Over the next two weeks, however, various quarters intensified their calls for Noynoy to seek the presidency. One day he was reported to have said that if his supporters wore yellow, it would mean they were serious in their calls.
In the course of their talks, about the need for reforms and the right course for the nation, Noynoy let on that it was his late parents’ fight and he was prepared to respond to the challenge. Mar – to borrow the word of the day – discerned that Noynoy “was open to a draft.”
“I am not going to stand in the way,” Mar told me. “I want to give every chance, every opportunity para mabuo yung reform forces. The reform forces will succeed only if they are united.”
Last Saturday night, and then from late Sunday afternoon until evening, Mar talked one-on-one with Noynoy. Over dinner last Monday, with only one other person present, he told Noynoy he would not stand in his way.
Mar later announced his decision to his fiancée, Korina Sanchez, and his family. “Hindi tayo trapo. Ito yung pangangailangan ng bansa (We are not traditional politicians. This is what the nation needs),” he told them.
“Do what’s in your heart. Do what you think is right,” he recalled Korina telling him.
Mom Judy invoked the memory of his father, Sen. Gerry Roxas, and brother, the late Capiz Congressman Dinggoy, and told him: “I know you will make us proud, whatever you decide.”
At around 3 a.m. on Tuesday, Mar woke up from a fitful sleep and drafted his speech on the toughest decision of his life. Hours later he was with Noynoy again for lunch, giving the outline of his speech.
At 6 p.m., Mar announced his decision to the nation. Korina mouthed “I love you” while Judy and his sister Ria said, “We’re proud of you.”
“This morning I woke up and maaliwalas ang kalooban ko,” Mar told me. “What else is there in life kundi yung respeto at pagtingin ng tao?”
Noynoy
Amid his grief over his mother’s death, Noynoy Aquino went to the Music One branch near their Times Street home in Quezon City.
A grade schooler spotted him and approached him, elated to meet Noynoy, brother of Kris.

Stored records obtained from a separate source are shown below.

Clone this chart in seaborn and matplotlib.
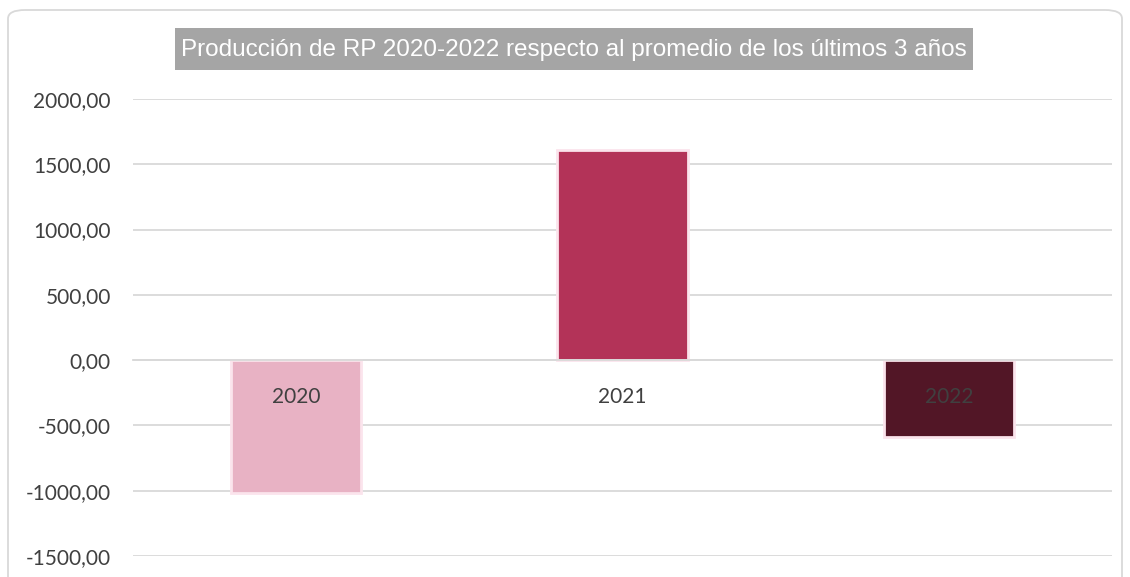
import numpy as np
import pandas as pd
import matplotlib.pyplot as plt
import seaborn as sns
from matplotlib.patches import FancyBboxPatch, Rectangle
from matplotlib.ticker import FuncFormatter

# Datos del gráfico
years = ["2020", "2021", "2022"]
values = [-1020.0, 1610.0, -590.0]
bar_colors = ["#e8b2c4", "#b33358", "#521626"]
title = "Producción de RP 2020-2022 respecto al promedio de los últimos 3 años"

df = pd.DataFrame({"year": years, "value": values})

sns.set_style("white")
plt.rcParams["font.family"] = ["Lato", "DejaVu Sans"]

fig = plt.figure(figsize=(11.3, 5.77), dpi=100)
ax = fig.add_axes([133 / 1130, 1 - 556 / 577, (1112 - 133) / 1130, (556 - 99) / 577])

sns.barplot(data=df, x="year", y="value", hue="year", palette=bar_colors,
            saturation=1, width=0.4, edgecolor="#fbe4ec", linewidth=2,
            legend=False, ax=ax)

ax.set_xlim(-0.5, 2.5)
ax.set_ylim(-1500, 2000)
ax.set_yticks(np.arange(-1500, 2001, 500))
ax.yaxis.set_major_formatter(FuncFormatter(lambda v, p: f"{v:.2f}".replace(".", ",")))
ax.grid(axis="y", color="#d9d9d9", linewidth=1.3)
ax.set_axisbelow(True)
ax.tick_params(axis="y", length=0, pad=16, labelsize=15, labelcolor="#404040")

# eje de categorías en el cero
for s in ["top", "right", "left"]:
    ax.spines[s].set_visible(False)
ax.spines["bottom"].set_position(("data", 0))
ax.spines["bottom"].set_color("#d9d9d9")
ax.spines["bottom"].set_linewidth(1.3)
ax.set_xticks([-0.5, 0.5, 1.5, 2.5], minor=True)
ax.tick_params(axis="x", which="major", length=0, pad=19, labelsize=15, labelcolor="#404040")
ax.tick_params(axis="x", which="minor", length=5, width=1.3, color="#d9d9d9", direction="out")
ax.xaxis.set_zorder(5)
ax.set_xlabel("")
ax.set_ylabel("")

# título con fondo gris
fig.patches.append(Rectangle((175 / 1130, 1 - 70 / 577), 798 / 1130, 42 / 577,
                             transform=fig.transFigure, facecolor="#a5a5a5",
                             edgecolor="none", zorder=1))
fig.text(574 / 1130, 1 - 50 / 577, title, ha="center", va="center",
         fontsize=17.5, color="white", zorder=2,
         family=["Liberation Sans Narrow", "Liberation Sans", "DejaVu Sans"])

# marco redondeado del gráfico
frame = FancyBboxPatch((8 / 1130, -20 / 577), 1114 / 1130, (577 - 10 + 20) / 577,
                       boxstyle="round,pad=0,rounding_size=0.015",
                       transform=fig.transFigure, facecolor="none",
                       edgecolor="#d9d9d9", linewidth=1.3, zorder=0)
fig.patches.append(frame)

plt.savefig("out.png", dpi=100)
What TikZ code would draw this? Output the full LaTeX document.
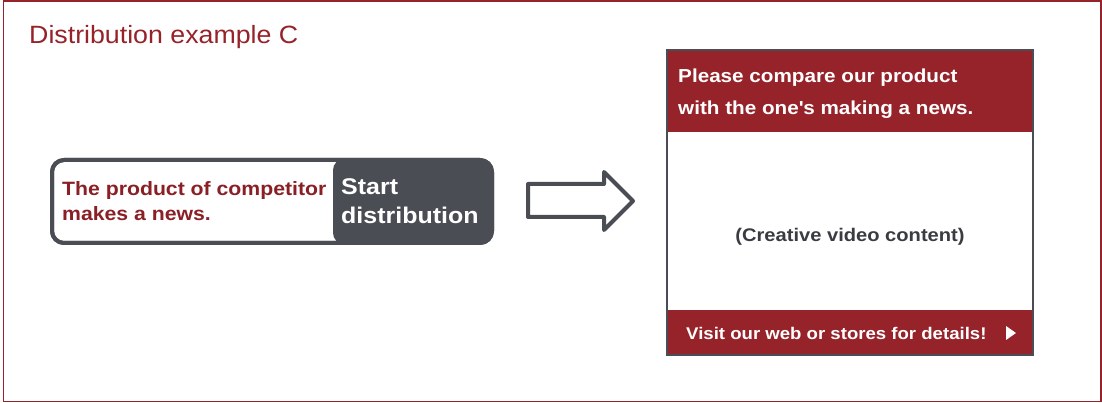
\documentclass[tikz,border=0pt]{standalone}
\usepackage{fontspec}
\setmainfont{Liberation Sans}
\newfontfamily\wide[FakeStretch=1.1]{Liberation Sans}
\newfontfamily\titlefont[FakeStretch=1.07]{Liberation Sans}
\definecolor{brand}{HTML}{962329}
\definecolor{darkred}{HTML}{8A1F25}
\definecolor{slate}{HTML}{4A4D53}
\definecolor{ink}{HTML}{3A3C42}
\tikzset{
  frame/.style={draw=brand, line width=1.6pt},
  pillline/.style={font=\wide\bfseries\fontsize{19.3}{25}\selectfont, text=darkred, align=left, anchor=west, inner sep=0pt},
  startline/.style={font=\wide\bfseries\fontsize{22.7}{28.5}\selectfont, text=white, align=left, anchor=west, inner sep=0pt},
  hdr/.style={font=\wide\bfseries\fontsize{18.8}{32}\selectfont, text=white, align=left, anchor=west, inner sep=0pt},
}
\begin{document}
\begin{tikzpicture}[x=1pt,y=-1pt]
\useasboundingbox (0,0) rectangle (1102,403);
\fill[white] (0,0) rectangle (1102,403);
% outer frame
\draw[frame] (3.5,1) rectangle (1101,401.5);
\node[anchor=base west, inner sep=0pt, text=brand, font=\titlefont\fontsize{25}{30}\selectfont] (title) at (29,44) {Distribution example C};

% pill
\draw[slate, line width=4pt, fill=white, rounded corners=12pt] (52,160) rectangle (492,243);
\fill[slate, rounded corners=11pt] (333,159) rectangle (493,244);
\draw[slate, line width=4pt, rounded corners=12pt] (52,160) rectangle (492,243);
\node[pillline] (comp) at (62,201.5) {The product of competitor\\makes a news.};
\node[startline] (start) at (341,201) {Start\\distribution};

% arrow
\draw[slate, line width=4pt, line join=round, fill=white]
  (528,184) -- (604,184) -- (604,172) -- (633,201) -- (604,230) -- (604,217) -- (528,217) -- cycle;

% right panel
\draw[slate, line width=2pt, fill=white] (667,50) rectangle (1033,355);
\fill[brand] (668,51) rectangle (1032,132);
\fill[brand] (668,310) rectangle (1032,354);
\node[hdr] (head) at (678,93.5) {Please compare our product\\with the one\textquotesingle s making a news.};
\node[inner sep=0pt, text=ink, font=\wide\bfseries\fontsize{18.3}{20}\selectfont] (video) at (850,237) {(Creative video content)};
\node[anchor=west, inner sep=0pt, text=white, font=\wide\bfseries\fontsize{16.9}{20}\selectfont] (foot) at (686,333) {Visit our web or stores for details!};
\fill[white] (1006,326) -- (1016,333) -- (1006,340) -- cycle;
\end{tikzpicture}
\end{document}
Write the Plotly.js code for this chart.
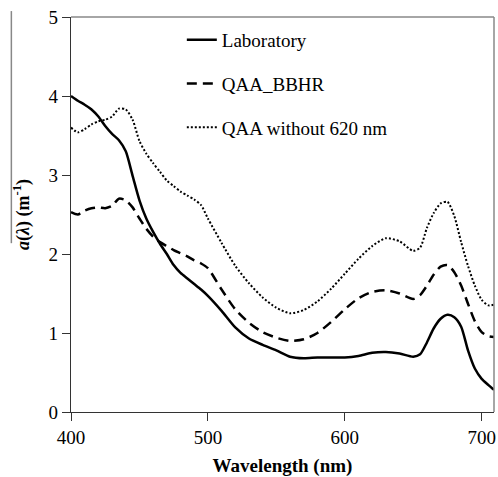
<!DOCTYPE html>
<html>
<head>
<meta charset="utf-8">
<script src="https://cdn.plot.ly/plotly-3.0.1.min.js"></script>
<style>
html,body{margin:0;padding:0;background:#fff;}
#chart{width:498px;height:477px;}
</style>
</head>
<body>
<div id="chart"></div>
<script>
const wavelength = [400,405,410,415,420,425,430,435,440,445,450,455,460,465,470,475,480,485,490,495,500,510,520,530,540,550,560,570,580,590,600,610,620,630,640,650,655,660,665,670,675,680,685,690,695,700,705,709];
const laboratory = [4.00,3.94,3.89,3.83,3.74,3.62,3.52,3.44,3.30,2.99,2.68,2.45,2.28,2.13,2.00,1.86,1.76,1.69,1.62,1.55,1.47,1.28,1.07,0.93,0.85,0.78,0.70,0.68,0.69,0.69,0.69,0.71,0.75,0.76,0.74,0.70,0.73,0.88,1.06,1.18,1.23,1.20,1.08,0.78,0.55,0.42,0.34,0.28];
const qaaBBHR = [2.53,2.50,2.55,2.58,2.59,2.58,2.61,2.70,2.68,2.59,2.45,2.32,2.22,2.15,2.10,2.05,2.01,1.97,1.92,1.88,1.82,1.55,1.30,1.13,1.01,0.94,0.90,0.92,1.00,1.14,1.30,1.44,1.52,1.54,1.50,1.43,1.48,1.60,1.74,1.84,1.86,1.77,1.60,1.37,1.15,1.01,0.96,0.95];
const qaaNo620 = [3.60,3.54,3.58,3.64,3.68,3.70,3.74,3.84,3.83,3.70,3.43,3.27,3.15,3.04,2.93,2.86,2.79,2.74,2.69,2.62,2.45,2.14,1.85,1.63,1.45,1.32,1.25,1.29,1.40,1.56,1.75,1.94,2.10,2.20,2.16,2.04,2.08,2.33,2.52,2.64,2.66,2.48,2.15,1.85,1.60,1.42,1.35,1.36];
const seriesNames = ['Laboratory','QAA_BBHR','QAA without 620 nm'];
const xTicks = [400,500,600,700];
const yTicks = [0,1,2,3,4,5];

const traces = [
  {x: wavelength, y: laboratory, name: seriesNames[0], legendgroup:'a', mode:'lines', line:{color:'#000', width:2.5, shape:'spline', smoothing:0.7}},
  {x: wavelength, y: qaaBBHR, name: seriesNames[1], legendgroup:'b', mode:'lines', line:{color:'#000', width:2.5, dash:'10px,6px', shape:'spline', smoothing:0.7}},
  {x: wavelength, y: qaaNo620, name: seriesNames[2], legendgroup:'c', mode:'lines', line:{color:'#000', width:2, dash:'2px,2px', shape:'spline', smoothing:0.7}}
];
const layout = {
  width: 498, height: 477,
  margin: {l: 71, r: 4, t: 17, b: 65},
  font: {family: 'Liberation Serif', size: 19},
  showlegend: true,
  legend: {x: 0.262, y: 0.99, xanchor: 'left', yanchor: 'top', bgcolor: 'rgba(0,0,0,0)', borderwidth: 0, font: {family: 'serif', size: 19, color: '#000'}, tracegroupgap: 16, traceorder: 'grouped'},
  xaxis: {range: [400, 709], tickvals: xTicks, ticktext: xTicks.map(String), ticks: 'outside', ticklen: 8, tickcolor: '#333', showline: true, linecolor: '#333', linewidth: 1.2, showgrid: false, zeroline: false,
    tickfont: {family: 'Times New Roman', size: 19, color: '#000'},
    title: {text: '<b>Wavelength (nm)</b>', font: {family: 'Liberation Serif', size: 19, color: '#000'}, standoff: 12}},
  yaxis: {range: [0, 5], tickvals: yTicks, ticktext: yTicks.map(String), ticks: 'outside', ticklen: 8, tickcolor: '#333', showline: true, linecolor: '#333', linewidth: 1.2, showgrid: false, zeroline: false,
    tickfont: {family: 'Liberation Serif', size: 19, color: '#000'},
    title: {text: '<b><i>a</i>(<i>λ</i>) (m<sup>-1</sup>)</b>', font: {family: 'Liberation Serif', size: 18, color: '#000'}, standoff: 14}},
  shapes: [
    {type:'line', xref:'paper', yref:'paper', x0:0, x1:1, y0:1, y1:1, line:{color:'#888', width:1.5}},
    {type:'line', xref:'paper', yref:'paper', x0:1, x1:1, y0:0, y1:1, line:{color:'#888', width:1.5}},
    {type:'line', xref:'paper', yref:'paper', x0:-0.141, x1:-0.141, y0:0.4274, y1:1.015, line:{color:'#888', width:1.5}}
  ]
};
Plotly.newPlot('chart', traces, layout, {displayModeBar: false}).then(function (gd) {
  gd.querySelectorAll('svg text').forEach(function (el) {
    el.style.setProperty('font-family', "'Liberation Serif', 'Times New Roman', serif", 'important');
  });
});
</script>
</body>
</html>
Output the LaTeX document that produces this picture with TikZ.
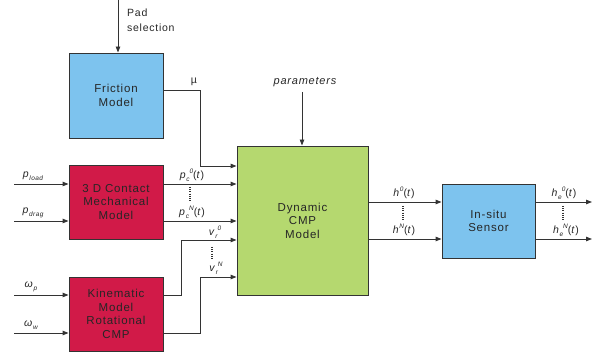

The boy, whose mother worked in the music store, followed Noynoy around, then asked him to autograph a CD of Pinoy rapper Aries Pollisco, a.k.a. Gloc-9. When the pen would not write on the CD’s cellophane cover, the boy handed Noynoy a piece of paper and asked him to write on it.
If even a young boy wanted his autograph, Noynoy thought, there might be something to the stories coming out, urging him to continue his parents’ fight for a better country.
Opinion columns and several groups started urging him to run for president in 2010. There were messages on text, email and Twitter. Recently, as he entered the Legend Chinese restaurant in Pasay City, people stood up and applauded.
When Noynoy told those egging him on to wear yellow if they wanted him to run for president, they did, and launched a signature campaign.
The significance of the enormous crowd at his mother’s wake and funeral was not lost on Noynoy. Only recently, people were saying that Filipinos had become apathetic, he said.
But there are other people, led by his four sisters, who are advising Noynoy to tread carefully.
“If this is real, we cannot rush the process,” he told me the other night. “There is the potential, but I have to validate it.”
He is realistic enough to consider that the clamor for him to run could be coming from only a few, and that the groundswell could not translate into enough votes by the time May 2010 rolls around.
Yesterday Noynoy kicked off his process of discernment with visits to the cities of Davao and Zamboanga. His next stop will be his home province of Tarlac.
Noynoy is an extremely reluctant candidate, stressing that he has never aspired to become president. Many times in recent weeks, he has asked himself: “Is there another way, can we channel this people power to reform society without my being a candidate? Mahirap umoo eh. Talagang hindi ko naman inambisyon ito.”
“Pag wala, if there is no other alternative, we have to step up to the plate,” he told me.
So unprepared is he for high office in 2010 that he hasn’t even arranged his thoughts yet on what he might do if he wins the presidency.
But the prospect of continuing his parents’ legacy, of continuing an unfinished revolution, can be irresistible.
Both he and Mar see 2010 as a battle between the forces of good and evil.
If he refuses to fight, Noynoy said, he should just “put up or shut up.”
Both he and Mar think that if they don’t accept the challenge, they could spend the rest of their lives asking themselves with regret, “What if?”